The Court holds that the CTA has ample authority to issue injunctive writs to restrain
the collection of tax and to even dispense with the deposit of the amount claimed or the
filing of the required bond, whenever the method employed by the CIR in the collection
of tax jeopardizes the interests of a taxpayer for being patently in violation of the law.
The authority of the courts to issue injunctive writs to restrain the collection of tax and
to dispense with the deposit of the amount claimed or the filing or the required bond is
not simply confined to cases where prescription has set in. As explained by the Court in
those cases, whenever it is determined that the method employed by the CIR in the
collection of tax is not sanctioned by law, the bond requirement under Sec. 11 of R.A.

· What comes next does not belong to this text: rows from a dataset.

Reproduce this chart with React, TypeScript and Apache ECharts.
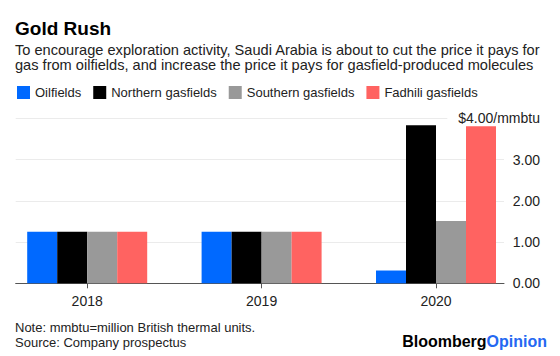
import React, { useEffect, useRef } from "react";
import * as echarts from "echarts";

const categories = ["2018", "2019", "2020"];
const seriesNames = ["Oilfields", "Northern gasfields", "Southern gasfields", "Fadhili gasfields"];
const oilfields = [1.25, 1.25, 0.31];
const northern = [1.25, 1.25, 3.83];
const southern = [1.25, 1.25, 1.51];
const fadhili = [1.25, 1.25, 3.81];
const colors = ["#0069ff", "#000000", "#999999", "#ff6361"];
const yTicks = [0, 1, 2, 3, 4];

const FONT = "'Liberation Sans', Arial, Helvetica, sans-serif";

export default function App() {
  const ref = useRef<HTMLDivElement>(null);
  useEffect(() => {
    if (!ref.current) return;
    const chart = echarts.init(ref.current, undefined, { renderer: "svg" });
    const values = [oilfields, northern, southern, fadhili];
    const option: any = {
      animation: false,
      textStyle: { fontFamily: FONT },
      legend: {
        data: seriesNames,
        left: 17,
        top: 86,
        padding: 0,
        icon: "rect",
        itemWidth: 13,
        itemHeight: 13,
        itemGap: 12,
        textStyle: { fontFamily: FONT, fontSize: 13, color: "#222" },
      },
      grid: [
        { left: 15.7, right: 56, top: 118.3, bottom: 72.7 },
        { left: -1.8, right: 36.8, top: 118.3, bottom: 72.7 },
      ],
      xAxis: [
        {
          gridIndex: 0,
          type: "category",
          data: [""],
          axisLine: { show: true, lineStyle: { color: "#555", width: 1 } },
          axisTick: { show: false },
          axisLabel: { show: false },
          splitLine: { show: false },
        },
        {
          gridIndex: 1,
          type: "category",
          data: categories,
          axisLine: { show: false },
          axisTick: { show: true, alignWithLabel: true, length: 5, lineStyle: { color: "#555" } },
          axisLabel: { margin: 11, fontSize: 14, color: "#222", fontFamily: FONT },
          splitLine: { show: false },
        },
      ],
      yAxis: [
        {
          gridIndex: 0,
          type: "value",
          position: "right",
          min: yTicks[0],
          max: yTicks[yTicks.length - 1],
          interval: 1,
          axisLine: { show: false },
          axisTick: { show: false },
          splitLine: { show: true, lineStyle: { color: "#ebebeb", width: 1 } },
          axisLabel: {
            align: "right",
            margin: 36,
            fontSize: 14,
            color: "#222",
            fontFamily: FONT,
            formatter: (v: number) =>
              v === yTicks[yTicks.length - 1] ? "{top|$" + v.toFixed(2) + "/mmbtu}" : v.toFixed(2),
            rich: {
              top: {
                fontSize: 14,
                color: "#222",
                fontFamily: FONT,
                backgroundColor: "#ffffff",
                padding: [3, 0, 3, 11],
              },
            },
          },
        },
        {
          gridIndex: 1,
          type: "value",
          min: yTicks[0],
          max: yTicks[yTicks.length - 1],
          show: false,
          splitLine: { show: false },
        },
      ],
      series: seriesNames.map((name, i) => ({
        name,
        type: "bar",
        xAxisIndex: 1,
        yAxisIndex: 1,
        data: values[i],
        barWidth: 30,
        barGap: "0%",
        itemStyle: { color: colors[i] },
        z: 5,
      })),
      graphic: [
        {
          type: "text",
          left: 15,
          top: 19,
          style: { text: "Gold Rush", font: `bold 19px ${FONT}`, fill: "#000" },
        },
        {
          type: "text",
          left: 15,
          top: 42,
          style: {
            text:
              "To encourage exploration activity, Saudi Arabia is about to cut the price it pays for\ngas from oilfields, and increase the price it pays for gasfield-produced molecules",
            font: `14.6px ${FONT}`,
            lineHeight: 15.5,
            fill: "#222",
          },
        },
        {
          type: "text",
          left: 15,
          top: 320,
          style: {
            text: "Note: mmbtu=million British thermal units.\nSource: Company prospectus",
            font: `13px ${FONT}`,
            lineHeight: 15,
            fill: "#222",
          },
        },
        {
          type: "text",
          right: 13,
          top: 333,
          style: {
            text: "{a|Bloomberg}{b|Opinion}",
            rich: {
              a: { font: `bold 16px ${FONT}`, fill: "#000", color: "#000" },
              b: { font: `bold 16px ${FONT}`, fill: "#2468f2", color: "#2468f2" },
            },
          },
        },
      ],
    };
    chart.setOption(option);
    return () => chart.dispose();
  }, []);
  return (
    <div
      ref={ref}
      style={{ position: "fixed", left: 0, top: 0, width: 560, height: 356, background: "#fff" }}
    />
  );
}
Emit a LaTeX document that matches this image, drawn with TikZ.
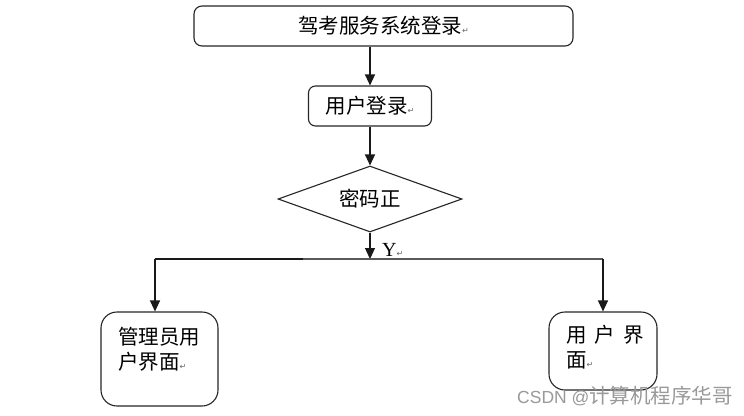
\documentclass[tikz,border=0pt]{standalone}
\usepackage{fontspec}
\setmainfont{Liberation Serif}
\newfontfamily\cjk{Noto Sans CJK SC}
\newfontfamily\dv{DejaVu Sans}
\newfontfamily\wmsans{Liberation Sans}
\usetikzlibrary{shapes.geometric,arrows.meta}
\newcommand{\pmark}{{\dv\fontsize{8}{8}\selectfont\textcolor{black!60}{↵}}}
\tikzset{
  line/.style={draw=black!90, line width=1.1pt},
  arr/.style={line, -{Triangle[length=11pt,width=10pt]}},
  box/.style={draw=black!85, line width=1.1pt, rectangle, inner sep=0pt},
  txt/.style={font=\cjk\fontsize{20.5}{25}\selectfont, inner sep=0pt},
}
\begin{document}
\begin{tikzpicture}[x=1pt,y=-1pt]
\useasboundingbox[fill=white] (0,0) rectangle (744,415);

\node[box, rounded corners=8pt, minimum width=379pt, minimum height=40pt, txt] (top) at (383.5,26) {驾考服务系统登录\pmark};
\node[box, rounded corners=7pt, minimum width=123pt, minimum height=40pt, txt] (login) at (370,106) {用户登录\pmark};
\node[diamond, draw=black!85, line width=1.1pt, inner sep=0pt, shape aspect=2.8, minimum width=184pt, minimum height=66pt, txt] (pw) at (370,199) {密码正};

\node[box, rounded corners=16pt, minimum width=117pt, minimum height=94pt] (admin) at (159.5,359) {};
\node[txt, align=left, anchor=north west] (admintxt) at (118,327) {管理员用\\户界面\pmark};
\node[box, rounded corners=16pt, minimum width=108pt, minimum height=78pt] (user) at (603,351) {};
\node[txt, align=left, anchor=north west] (usertxt) at (566,325) {用\hspace{8pt}户\hspace{8pt}界\\面\pmark};

\coordinate (j) at (370,259);
\coordinate (jl) at (155,259);
\coordinate (jr) at (603,259);
\coordinate (jg) at (303,259);

\draw[arr] (top.south -| login.north) -- (login.north);
\draw[arr] (login.south) -- (pw.north);
\draw[arr] (pw.south) -- (j);
\node[font=\fontsize{20}{20}\selectfont, inner sep=0pt, anchor=west] (ylab) at (382,250) {Y\pmark};
\draw[line] (jl) -- (jg);
\draw[line, draw=black!65] (jg) -- (jr);
\draw[arr] (jl) -- (jl |- admin.north);
\draw[arr] (jr) -- (user.north);

\node[inner sep=0pt, anchor=west, text=black!40] (wm) at (517,396) {{\wmsans\fontsize{17.5}{18}\selectfont CSDN @}{\cjk\fontsize{20.5}{22}\selectfont 计算机程序华哥}};
\end{tikzpicture}
\end{document}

No. 1125 should be dispensed with. The purpose of the rule is not only to prevent
jeopardizing the interest of the taxpayer, but more importantly, to prevent the absurd
situation wherein the court would declare ‘that the collection by the summary methods of
distraint and levy was violative of law, and then, in the same breath require the petitioner
to deposit or file a bond as a prerequisite for the issuance of a writ of injunction.
Applying the foregoing precepts the Court finds no sufficient basis to determine
whether the dispensation of the required cash deposit or bond is appropriate. In rendering
the assailed resolution, the CTA, without stating the facts and law, made a determination
that the illegality of the methods employed by the CIR to effect the collection of tax was
not patent. It i premature for the court to rule on the issues of whether or not the warrants
were defectively issued, or whether the service thereof was done in violation of the rules,
or whether or not respondent’s assessments were valid. These matters are evidentiary in
nature, the resolution of which can only be made after a full blown trial.